Entries shown:
#####

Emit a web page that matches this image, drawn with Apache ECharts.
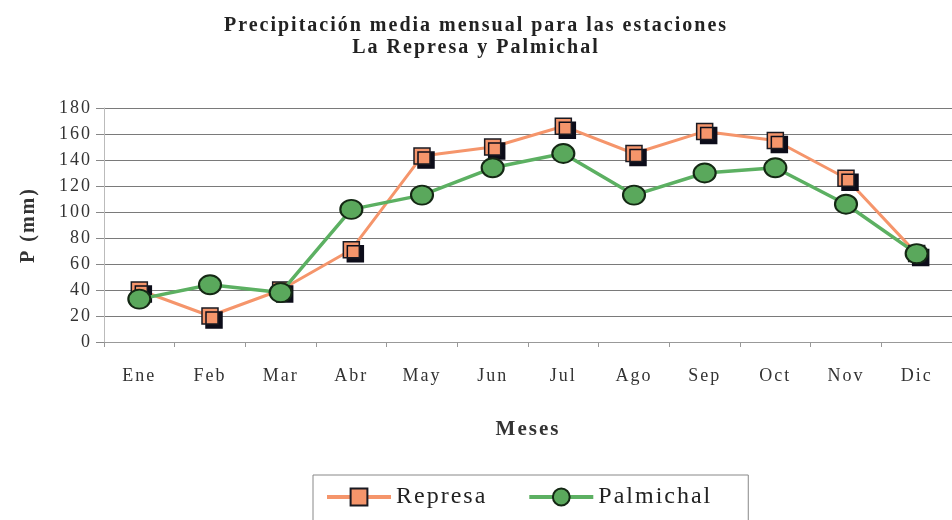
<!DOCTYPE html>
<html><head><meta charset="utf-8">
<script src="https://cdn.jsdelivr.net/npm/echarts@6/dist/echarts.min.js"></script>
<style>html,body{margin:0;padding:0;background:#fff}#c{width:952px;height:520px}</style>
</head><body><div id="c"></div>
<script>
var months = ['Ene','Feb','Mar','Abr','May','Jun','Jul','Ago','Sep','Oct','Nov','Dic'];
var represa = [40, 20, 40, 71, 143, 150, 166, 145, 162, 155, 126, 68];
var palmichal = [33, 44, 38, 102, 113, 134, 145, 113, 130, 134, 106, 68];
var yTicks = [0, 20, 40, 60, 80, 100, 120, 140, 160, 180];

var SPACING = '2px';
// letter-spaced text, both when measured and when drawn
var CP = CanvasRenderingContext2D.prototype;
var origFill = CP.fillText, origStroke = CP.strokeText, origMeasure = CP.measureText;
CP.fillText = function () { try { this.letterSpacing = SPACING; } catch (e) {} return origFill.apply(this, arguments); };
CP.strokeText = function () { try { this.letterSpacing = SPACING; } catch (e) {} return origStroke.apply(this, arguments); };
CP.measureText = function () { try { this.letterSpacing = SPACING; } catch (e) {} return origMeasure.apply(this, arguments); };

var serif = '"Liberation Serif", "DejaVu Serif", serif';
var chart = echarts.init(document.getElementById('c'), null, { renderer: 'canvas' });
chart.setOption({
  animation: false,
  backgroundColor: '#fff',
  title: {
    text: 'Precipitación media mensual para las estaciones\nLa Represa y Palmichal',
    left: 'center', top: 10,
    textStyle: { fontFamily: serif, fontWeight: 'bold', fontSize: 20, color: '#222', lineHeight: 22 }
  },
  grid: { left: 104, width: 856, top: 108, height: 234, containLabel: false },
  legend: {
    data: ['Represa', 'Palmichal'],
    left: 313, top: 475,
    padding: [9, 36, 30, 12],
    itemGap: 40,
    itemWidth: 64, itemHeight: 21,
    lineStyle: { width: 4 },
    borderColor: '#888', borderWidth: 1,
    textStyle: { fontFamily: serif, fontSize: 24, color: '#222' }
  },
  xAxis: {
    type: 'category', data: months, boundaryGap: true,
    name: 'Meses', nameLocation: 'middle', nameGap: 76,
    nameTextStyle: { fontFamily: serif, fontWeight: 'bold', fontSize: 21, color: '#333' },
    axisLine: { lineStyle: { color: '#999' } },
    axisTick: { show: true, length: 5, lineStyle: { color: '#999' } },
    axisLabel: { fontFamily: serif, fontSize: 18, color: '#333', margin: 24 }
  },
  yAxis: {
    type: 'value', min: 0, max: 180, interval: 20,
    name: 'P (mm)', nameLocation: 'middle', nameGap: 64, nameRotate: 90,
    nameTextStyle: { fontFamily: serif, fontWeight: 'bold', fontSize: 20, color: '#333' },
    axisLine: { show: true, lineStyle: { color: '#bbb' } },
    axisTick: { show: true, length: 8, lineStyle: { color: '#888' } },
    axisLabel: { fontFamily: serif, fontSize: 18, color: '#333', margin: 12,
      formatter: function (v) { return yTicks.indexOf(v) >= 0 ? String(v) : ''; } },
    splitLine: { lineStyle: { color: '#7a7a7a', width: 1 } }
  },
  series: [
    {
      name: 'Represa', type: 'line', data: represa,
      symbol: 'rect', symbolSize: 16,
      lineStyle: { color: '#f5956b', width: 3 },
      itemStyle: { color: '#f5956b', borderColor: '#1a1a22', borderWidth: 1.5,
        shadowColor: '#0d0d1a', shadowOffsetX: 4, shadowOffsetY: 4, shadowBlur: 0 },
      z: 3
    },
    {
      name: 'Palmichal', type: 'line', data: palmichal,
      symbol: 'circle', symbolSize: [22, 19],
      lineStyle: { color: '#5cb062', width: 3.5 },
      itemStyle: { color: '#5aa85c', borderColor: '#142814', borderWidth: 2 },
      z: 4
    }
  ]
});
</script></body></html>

#####

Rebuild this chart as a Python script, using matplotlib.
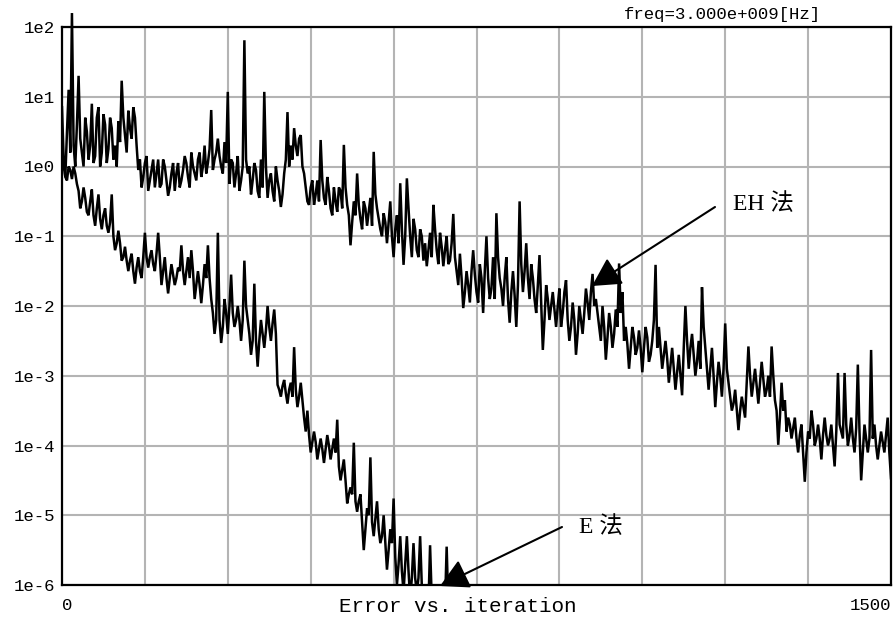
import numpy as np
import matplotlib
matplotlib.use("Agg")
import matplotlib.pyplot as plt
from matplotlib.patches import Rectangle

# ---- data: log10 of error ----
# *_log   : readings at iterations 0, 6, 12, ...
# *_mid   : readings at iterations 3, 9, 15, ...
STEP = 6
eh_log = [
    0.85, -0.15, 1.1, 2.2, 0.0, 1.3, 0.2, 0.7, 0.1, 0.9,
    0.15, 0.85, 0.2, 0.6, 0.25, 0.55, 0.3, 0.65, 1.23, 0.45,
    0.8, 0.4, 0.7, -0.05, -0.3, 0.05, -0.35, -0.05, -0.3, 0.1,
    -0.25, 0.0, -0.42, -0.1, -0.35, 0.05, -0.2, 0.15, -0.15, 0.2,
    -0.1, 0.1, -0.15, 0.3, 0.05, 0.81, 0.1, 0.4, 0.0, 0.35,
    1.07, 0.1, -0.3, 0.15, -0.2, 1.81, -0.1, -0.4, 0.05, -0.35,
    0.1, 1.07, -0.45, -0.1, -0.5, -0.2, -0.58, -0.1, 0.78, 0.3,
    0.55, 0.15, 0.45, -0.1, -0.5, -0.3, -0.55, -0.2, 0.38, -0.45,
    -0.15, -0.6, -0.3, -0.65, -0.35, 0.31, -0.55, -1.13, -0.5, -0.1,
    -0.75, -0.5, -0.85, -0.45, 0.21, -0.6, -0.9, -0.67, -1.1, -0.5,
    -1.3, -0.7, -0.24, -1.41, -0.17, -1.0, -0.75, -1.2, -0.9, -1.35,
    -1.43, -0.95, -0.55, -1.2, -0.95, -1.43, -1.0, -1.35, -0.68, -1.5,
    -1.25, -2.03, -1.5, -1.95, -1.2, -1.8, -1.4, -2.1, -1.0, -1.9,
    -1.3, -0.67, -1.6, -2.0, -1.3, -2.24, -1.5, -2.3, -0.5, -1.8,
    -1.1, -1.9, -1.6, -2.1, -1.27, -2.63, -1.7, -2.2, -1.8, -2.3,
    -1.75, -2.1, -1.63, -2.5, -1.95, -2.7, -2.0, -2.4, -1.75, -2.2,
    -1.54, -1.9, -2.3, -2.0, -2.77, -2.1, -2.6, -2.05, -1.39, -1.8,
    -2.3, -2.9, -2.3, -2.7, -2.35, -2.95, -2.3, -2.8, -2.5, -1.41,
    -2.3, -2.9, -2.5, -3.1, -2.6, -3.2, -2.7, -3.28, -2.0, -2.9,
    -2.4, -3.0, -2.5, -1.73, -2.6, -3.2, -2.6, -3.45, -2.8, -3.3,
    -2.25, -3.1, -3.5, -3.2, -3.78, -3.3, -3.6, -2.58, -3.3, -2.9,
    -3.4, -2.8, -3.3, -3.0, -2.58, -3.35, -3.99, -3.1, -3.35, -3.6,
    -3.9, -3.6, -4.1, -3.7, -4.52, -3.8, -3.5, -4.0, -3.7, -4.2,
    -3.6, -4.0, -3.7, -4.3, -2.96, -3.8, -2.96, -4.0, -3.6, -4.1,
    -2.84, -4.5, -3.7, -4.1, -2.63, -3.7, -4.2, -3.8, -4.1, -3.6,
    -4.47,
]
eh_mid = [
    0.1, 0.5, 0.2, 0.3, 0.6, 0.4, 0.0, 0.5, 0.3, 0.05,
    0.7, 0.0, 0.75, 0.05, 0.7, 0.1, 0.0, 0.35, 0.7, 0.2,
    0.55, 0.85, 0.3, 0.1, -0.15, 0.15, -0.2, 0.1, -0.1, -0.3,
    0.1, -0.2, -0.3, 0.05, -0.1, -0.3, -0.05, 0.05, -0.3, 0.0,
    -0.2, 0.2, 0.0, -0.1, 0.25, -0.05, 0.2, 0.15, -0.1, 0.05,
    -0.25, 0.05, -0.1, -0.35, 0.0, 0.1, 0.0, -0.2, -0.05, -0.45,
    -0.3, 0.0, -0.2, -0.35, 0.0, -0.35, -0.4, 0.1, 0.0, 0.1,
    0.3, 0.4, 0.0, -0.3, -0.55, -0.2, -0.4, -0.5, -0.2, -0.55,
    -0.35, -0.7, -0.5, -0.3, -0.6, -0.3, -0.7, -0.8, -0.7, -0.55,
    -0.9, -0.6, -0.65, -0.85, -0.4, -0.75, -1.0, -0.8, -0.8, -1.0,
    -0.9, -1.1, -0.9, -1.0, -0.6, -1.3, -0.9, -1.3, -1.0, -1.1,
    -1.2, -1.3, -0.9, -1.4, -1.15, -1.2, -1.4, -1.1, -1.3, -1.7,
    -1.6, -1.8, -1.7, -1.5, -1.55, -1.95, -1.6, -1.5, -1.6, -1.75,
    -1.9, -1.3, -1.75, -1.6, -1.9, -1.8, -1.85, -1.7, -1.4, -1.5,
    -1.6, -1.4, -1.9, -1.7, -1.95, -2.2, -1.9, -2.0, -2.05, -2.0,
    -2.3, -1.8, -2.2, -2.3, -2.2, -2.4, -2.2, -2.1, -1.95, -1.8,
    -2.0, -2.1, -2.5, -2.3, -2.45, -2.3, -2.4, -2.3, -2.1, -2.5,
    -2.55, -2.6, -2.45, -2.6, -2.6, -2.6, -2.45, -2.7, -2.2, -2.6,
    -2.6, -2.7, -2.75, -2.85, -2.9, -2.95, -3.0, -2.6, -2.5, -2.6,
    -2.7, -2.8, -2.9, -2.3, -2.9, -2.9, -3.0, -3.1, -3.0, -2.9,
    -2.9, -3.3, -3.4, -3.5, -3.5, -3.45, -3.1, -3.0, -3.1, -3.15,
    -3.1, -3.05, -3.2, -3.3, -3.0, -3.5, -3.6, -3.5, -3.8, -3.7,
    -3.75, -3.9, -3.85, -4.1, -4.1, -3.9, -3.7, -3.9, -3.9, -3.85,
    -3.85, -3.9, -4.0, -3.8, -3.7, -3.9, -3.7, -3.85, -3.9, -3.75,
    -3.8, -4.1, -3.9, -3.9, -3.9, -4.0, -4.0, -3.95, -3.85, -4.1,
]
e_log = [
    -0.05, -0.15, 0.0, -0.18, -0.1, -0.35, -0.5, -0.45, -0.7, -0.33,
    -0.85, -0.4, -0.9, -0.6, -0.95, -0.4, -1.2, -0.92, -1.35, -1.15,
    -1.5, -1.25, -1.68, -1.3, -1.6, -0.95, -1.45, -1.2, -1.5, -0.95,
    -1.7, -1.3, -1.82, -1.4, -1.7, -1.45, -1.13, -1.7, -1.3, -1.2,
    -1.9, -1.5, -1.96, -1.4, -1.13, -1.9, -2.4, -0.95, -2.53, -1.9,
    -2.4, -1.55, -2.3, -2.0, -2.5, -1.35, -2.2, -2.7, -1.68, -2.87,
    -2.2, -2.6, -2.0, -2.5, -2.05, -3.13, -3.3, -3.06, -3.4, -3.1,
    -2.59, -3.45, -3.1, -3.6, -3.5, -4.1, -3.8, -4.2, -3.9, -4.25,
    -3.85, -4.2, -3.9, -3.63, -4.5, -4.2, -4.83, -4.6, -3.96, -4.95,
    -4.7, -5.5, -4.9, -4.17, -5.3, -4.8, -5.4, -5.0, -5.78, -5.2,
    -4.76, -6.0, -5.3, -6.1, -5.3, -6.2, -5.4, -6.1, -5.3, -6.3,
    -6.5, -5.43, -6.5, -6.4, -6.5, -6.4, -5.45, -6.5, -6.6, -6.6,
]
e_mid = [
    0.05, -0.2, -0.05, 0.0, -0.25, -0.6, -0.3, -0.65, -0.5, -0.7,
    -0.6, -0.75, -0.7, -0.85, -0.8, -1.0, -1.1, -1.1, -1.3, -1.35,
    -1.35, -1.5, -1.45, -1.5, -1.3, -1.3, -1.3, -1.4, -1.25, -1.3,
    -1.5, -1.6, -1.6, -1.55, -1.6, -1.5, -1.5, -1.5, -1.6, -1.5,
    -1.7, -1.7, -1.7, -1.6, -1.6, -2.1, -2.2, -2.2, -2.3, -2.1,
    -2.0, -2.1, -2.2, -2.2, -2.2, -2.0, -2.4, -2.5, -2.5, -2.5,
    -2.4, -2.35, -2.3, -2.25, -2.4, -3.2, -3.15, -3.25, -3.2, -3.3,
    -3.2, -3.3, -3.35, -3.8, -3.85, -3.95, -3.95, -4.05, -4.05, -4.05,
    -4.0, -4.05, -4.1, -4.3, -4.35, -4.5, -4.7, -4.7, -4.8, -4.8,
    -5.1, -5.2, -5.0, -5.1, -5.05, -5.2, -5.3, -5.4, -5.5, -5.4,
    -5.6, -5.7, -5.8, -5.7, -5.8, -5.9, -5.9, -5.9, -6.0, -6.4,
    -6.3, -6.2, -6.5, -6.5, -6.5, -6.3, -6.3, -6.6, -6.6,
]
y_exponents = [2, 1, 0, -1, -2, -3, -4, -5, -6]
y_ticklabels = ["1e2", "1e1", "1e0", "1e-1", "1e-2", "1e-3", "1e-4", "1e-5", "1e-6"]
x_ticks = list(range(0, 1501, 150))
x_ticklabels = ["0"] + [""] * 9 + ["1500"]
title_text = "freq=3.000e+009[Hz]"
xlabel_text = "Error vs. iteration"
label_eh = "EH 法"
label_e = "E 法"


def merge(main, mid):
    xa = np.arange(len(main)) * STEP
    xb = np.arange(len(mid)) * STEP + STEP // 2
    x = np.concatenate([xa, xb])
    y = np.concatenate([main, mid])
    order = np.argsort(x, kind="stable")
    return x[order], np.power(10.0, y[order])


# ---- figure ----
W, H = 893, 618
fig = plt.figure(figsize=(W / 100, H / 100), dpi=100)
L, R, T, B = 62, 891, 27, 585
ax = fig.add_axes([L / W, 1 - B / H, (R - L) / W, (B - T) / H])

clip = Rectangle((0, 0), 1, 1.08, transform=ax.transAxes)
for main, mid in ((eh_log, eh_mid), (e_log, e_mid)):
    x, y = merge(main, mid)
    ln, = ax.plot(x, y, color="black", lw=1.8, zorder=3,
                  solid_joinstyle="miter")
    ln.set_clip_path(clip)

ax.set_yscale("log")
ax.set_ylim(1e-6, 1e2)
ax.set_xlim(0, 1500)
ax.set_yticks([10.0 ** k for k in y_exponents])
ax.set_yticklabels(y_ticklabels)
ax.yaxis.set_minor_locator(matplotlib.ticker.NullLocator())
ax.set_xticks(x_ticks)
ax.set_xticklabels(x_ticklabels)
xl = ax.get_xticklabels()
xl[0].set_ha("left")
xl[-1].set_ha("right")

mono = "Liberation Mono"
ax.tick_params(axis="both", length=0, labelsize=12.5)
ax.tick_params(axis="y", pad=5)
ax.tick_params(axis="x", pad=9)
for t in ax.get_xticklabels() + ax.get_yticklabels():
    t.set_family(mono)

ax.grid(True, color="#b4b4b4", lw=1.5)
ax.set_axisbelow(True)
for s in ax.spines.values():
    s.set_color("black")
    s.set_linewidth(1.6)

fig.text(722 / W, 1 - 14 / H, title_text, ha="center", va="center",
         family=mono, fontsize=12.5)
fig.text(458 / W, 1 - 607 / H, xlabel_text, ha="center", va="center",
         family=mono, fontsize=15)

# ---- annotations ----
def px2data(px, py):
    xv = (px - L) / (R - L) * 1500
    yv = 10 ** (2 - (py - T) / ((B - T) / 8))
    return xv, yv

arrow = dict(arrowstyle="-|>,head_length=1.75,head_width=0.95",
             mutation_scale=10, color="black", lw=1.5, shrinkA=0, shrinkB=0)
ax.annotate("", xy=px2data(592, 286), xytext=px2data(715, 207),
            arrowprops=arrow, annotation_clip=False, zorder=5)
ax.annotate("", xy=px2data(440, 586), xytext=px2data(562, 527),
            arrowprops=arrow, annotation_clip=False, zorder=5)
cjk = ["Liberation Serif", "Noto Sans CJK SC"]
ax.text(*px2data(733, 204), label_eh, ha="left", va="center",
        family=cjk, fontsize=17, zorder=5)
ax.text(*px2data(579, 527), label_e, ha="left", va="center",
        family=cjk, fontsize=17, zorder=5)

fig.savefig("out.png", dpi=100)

#####

Print everything from the line with "Emit a web page" down to the line with "CP.measureText = function", both included, exactly as written and without the pictures.

Correct output:
Emit a web page that matches this image, drawn with Apache ECharts.
<!DOCTYPE html>
<html><head><meta charset="utf-8">
<script src="https://cdn.jsdelivr.net/npm/echarts@6/dist/echarts.min.js"></script>
<style>html,body{margin:0;padding:0;background:#fff}#c{width:952px;height:520px}</style>
</head><body><div id="c"></div>
<script>
var months = ['Ene','Feb','Mar','Abr','May','Jun','Jul','Ago','Sep','Oct','Nov','Dic'];
var represa = [40, 20, 40, 71, 143, 150, 166, 145, 162, 155, 126, 68];
var palmichal = [33, 44, 38, 102, 113, 134, 145, 113, 130, 134, 106, 68];
var yTicks = [0, 20, 40, 60, 80, 100, 120, 140, 160, 180];

var SPACING = '2px';
// letter-spaced text, both when measured and when drawn
var CP = CanvasRenderingContext2D.prototype;
var origFill = CP.fillText, origStroke = CP.strokeText, origMeasure = CP.measureText;
CP.fillText = function () { try { this.letterSpacing = SPACING; } catch (e) {} return origFill.apply(this, arguments); };
CP.strokeText = function () { try { this.letterSpacing = SPACING; } catch (e) {} return origStroke.apply(this, arguments); };
CP.measureText = function () { try { this.letterSpacing = SPACING; } catch (e) {} return origMeasure.apply(this, arguments); };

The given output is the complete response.